Je länger der Krieg im Osten des Landes dauert und je mehr Menschen dort sterben, desto politischer wird die Frage, welche Sprache jemand spricht und ob etwas in Russisch oder Ukrainisch veröffentlicht wird. In der Ukraine wachsen die meisten zweisprachig auf, sie sprechen Ukrainisch und Russisch. Unterhaltungen, bei denen eine Person russisch redet, die andere ukrainisch, sind nicht ungewöhnlich.

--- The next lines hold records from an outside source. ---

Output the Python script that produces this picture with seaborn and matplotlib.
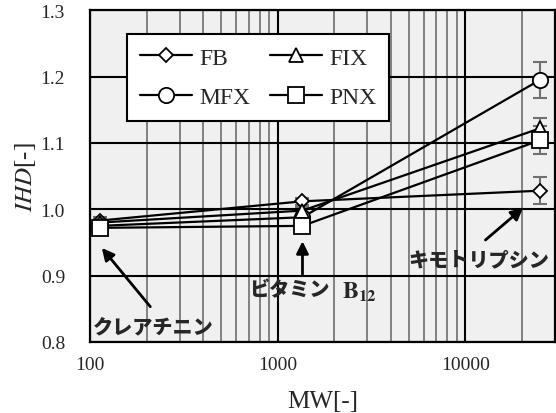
import numpy as np
import pandas as pd
import matplotlib
matplotlib.use("Agg")
import matplotlib.pyplot as plt
import matplotlib.ticker as mticker
import seaborn as sns

# 分子量 (クレアチニン, ビタミンB12, キモトリプシン)
mw = [113, 1355, 25000]
series = ["FB", "MFX", "FIX", "PNX"]
ihd_fb = [0.983, 1.012, 1.028]
ihd_mfx = [0.975, 0.988, 1.195]
ihd_fix = [0.980, 0.998, 1.122]
ihd_pnx = [0.972, 0.975, 1.104]
err_fb = [0.005, 0.005, 0.020]
err_mfx = [0.005, 0.005, 0.027]
err_fix = [0.005, 0.005, 0.016]
err_pnx = [0.005, 0.005, 0.021]
markers = {"FB": "D", "MFX": "o", "FIX": "^", "PNX": "s"}
msizes = {"FB": 7.5, "MFX": 11, "FIX": 10, "PNX": 11}

df = pd.DataFrame({
    "MW": mw * 4,
    "IHD": ihd_fb + ihd_mfx + ihd_fix + ihd_pnx,
    "err": err_fb + err_mfx + err_fix + err_pnx,
    "series": [s for s in series for _ in mw],
})

sns.set_theme(style="white")
plt.rcParams["font.family"] = ["Liberation Serif", "DejaVu Serif"]
plt.rcParams["mathtext.fontset"] = "stix"

fig = plt.figure(figsize=(5.56, 4.14), dpi=100)
ax = fig.add_axes([0.162, 0.1715, 0.836, 0.8015])
ax.set_facecolor("#f0f0f0")

for s in series:
    d = df[df["series"] == s]
    ax.errorbar(d["MW"], d["IHD"], yerr=d["err"], fmt="none",
                ecolor="#707070", elinewidth=1.5, capsize=5, capthick=1.5, zorder=2)
for s in series:
    d = df[df["series"] == s]
    sns.lineplot(data=d, x="MW", y="IHD", ax=ax, color="black", lw=1.6,
                 marker=markers[s], markersize=msizes[s], markerfacecolor="white",
                 markeredgecolor="black", markeredgewidth=1.3, label=s, zorder=3)

ax.set_xscale("log")
ax.set_xlim(100, 30000)
ax.set_ylim(0.8, 1.3)
ax.yaxis.set_major_locator(mticker.MultipleLocator(0.1))
ax.yaxis.set_major_formatter(mticker.FormatStrFormatter("%.1f"))
ax.xaxis.set_major_locator(mticker.FixedLocator([100, 1000, 10000]))
ax.xaxis.set_major_formatter(mticker.FuncFormatter(lambda v, _: f"{int(v)}"))
ax.xaxis.set_minor_locator(mticker.LogLocator(base=10, subs=np.arange(2, 10)))
ax.xaxis.set_minor_formatter(mticker.NullFormatter())
ax.grid(True, which="major", color="black", lw=1.5, zorder=0)
ax.grid(True, which="minor", axis="x", color="#808080", lw=1.4, zorder=0)
ax.set_axisbelow(True)
ax.tick_params(which="both", length=0, labelsize=14)
ax.tick_params(axis="y", pad=18)
ax.tick_params(axis="x", pad=10)
for sp in ax.spines.values():
    sp.set_color("black")
    sp.set_linewidth(1.6)

ax.set_xlabel("MW[-]", fontsize=18, labelpad=12)
ax.set_ylabel(r"$\mathit{IHD}$[-]", fontsize=18, labelpad=2)

leg = ax.legend(ncol=2, loc="upper left", bbox_to_anchor=(0.08, 0.928),
                fontsize=17, frameon=True, fancybox=False, handlelength=2.2,
                handletextpad=0.3, columnspacing=0.85, borderpad=0.55,
                labelspacing=0.75, borderaxespad=0)
leg.get_frame().set_edgecolor("black")
leg.get_frame().set_linewidth(1.5)
leg.get_frame().set_alpha(1)

jp = ["Noto Sans CJK JP", "DejaVu Sans"]
arw = dict(arrowstyle="-|>", color="black", lw=2, mutation_scale=18)
ax.annotate("", xy=(113, 0.945), xytext=(214, 0.850), arrowprops=arw)
ax.text(104, 0.823, "クレアチニン", family=jp, fontweight="heavy", fontsize=14.5,
        va="center", ha="left")
ax.annotate("", xy=(1355, 0.956), xytext=(1355, 0.896), arrowprops=arw)
ax.text(700, 0.879, "ビタミン", family=jp, fontweight="heavy", fontsize=14.5,
        va="center", ha="left")
ax.text(2200, 0.877, r"$\mathbf{B}_{\mathbf{12}}$", fontsize=17, va="center", ha="left")
ax.annotate("", xy=(20860, 1.005), xytext=(12470, 0.951), arrowprops=arw)
ax.text(4950, 0.924, "キモトリプシン", family=jp, fontweight="heavy", fontsize=14.5,
        va="center", ha="left")

fig.savefig("out.png", dpi=100)
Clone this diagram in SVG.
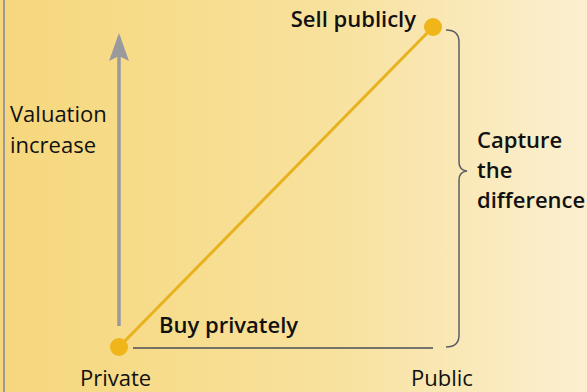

Ukrainisch wurde systematisch unterdrückt

Seit dem Maidan wird das Ukrainische hörbar dominanter. Das ist auch Teil der Wiederentdeckung und Neuerfindung einer ukrainischen Identität. Als die Ukraine zum Russischen Zarenreich und später zur Sowjetunion gehörte, unternahmen die Mächtigen in Moskau einiges, um die ukrainische Sprache zu unterdrücken.

Sie verboten 1863, öffentlich Ukrainisch zu sprechen, Russisch war Amtssprache; Bücher, Zeitschriften und Filme erschienen in Russisch. Es galt als die Sprache der Gebildeten in der Stadt, Ukrainisch als Idiom der Hinterwäldler auf dem Land. In der Folge erscheinen heute noch fast alle ukrainischen Printmedien auf Russisch.

„Nur jemand, der blind oder taub ist, kann behaupten, es gebe kein Problem mit der ukrai­nischen Sprache in meinem Land“, schreibt Iryna Po­dol­yak von der konservativen Samopomich-Partei auf Anfrage per Facebook-Messenger. Sie ist eine der Autor*innen des Gesetzes. „Der Kreml hat die russische Sprache lange als Waffe der Propaganda und Manipulation benutzt. Wir kämpfen nicht gegen die russische Sprache, wir kämpfen gegen die Russifizierung der Ukraine.“

Ein Bann über russische Produkte

Auch wenn sie nicht so harsch reden würden wie Podolyak, sagen auch die Geset­zes­geg­ne­r*innen Oksana Romaniuk, Olga Rudenko und selbst der Novoe-Vremya-Chef Vitalij Sych, sie seien dafür, den Gebrauch der ukrainischen Sprache zu unterstützen. „Es gab einen Lingozid, einen Versuch, die ukrainische Sprache auszulöschen“, sagt Romaniuk und erzählt, wie sie in der Schule von anderen Kindern gemobbt wurde, weil sie aus einer Kleinstadt kam und als Einzige Ukrainisch sprach. „Aber wir machen nichts besser, wenn wir heute die Menschen, die Russisch sprechen, dazu zwingen, sich bei uns fremd zu fühlen.“

Der Autor lebt mit einem Marion-Gräfin-Dönhoff-Journalistenstipendium derzeit in der Ukraine und arbeitet dort für die Kyiv Post.

Iryna Podolyak hingegen schreibt weiter, das Gesetz solle auch verhindern, dass Nationalisten etwas noch Brachialeres fordern. Was sie damit meint, lässt sich in den Gebieten Lwiw, Shitomir und Ternopil beobachten, wo die Verwaltungen eine Art Bann über russische kulturelle Produkte ausgesprochen haben, in dessen Folge unter anderem das zweisprachige Kulturmagazin Sho nicht mehr in Lwiw erscheint.

So etwas sei dumm und gegen die Verfassung, findet Podolyak. Sie rechnet mit weitgehenden Änderungen am eigenen Gesetz, es gebe bereits sehr viele Vorschläge. Was bisher von diesen Vorschlägen bekannt ist, lässt darauf schließen, dass es Ausnahmen geben könnte – für Publikationen auf Englisch und andere Sprachen der Europäischen Union. Für russischsprachige Medien eher nicht.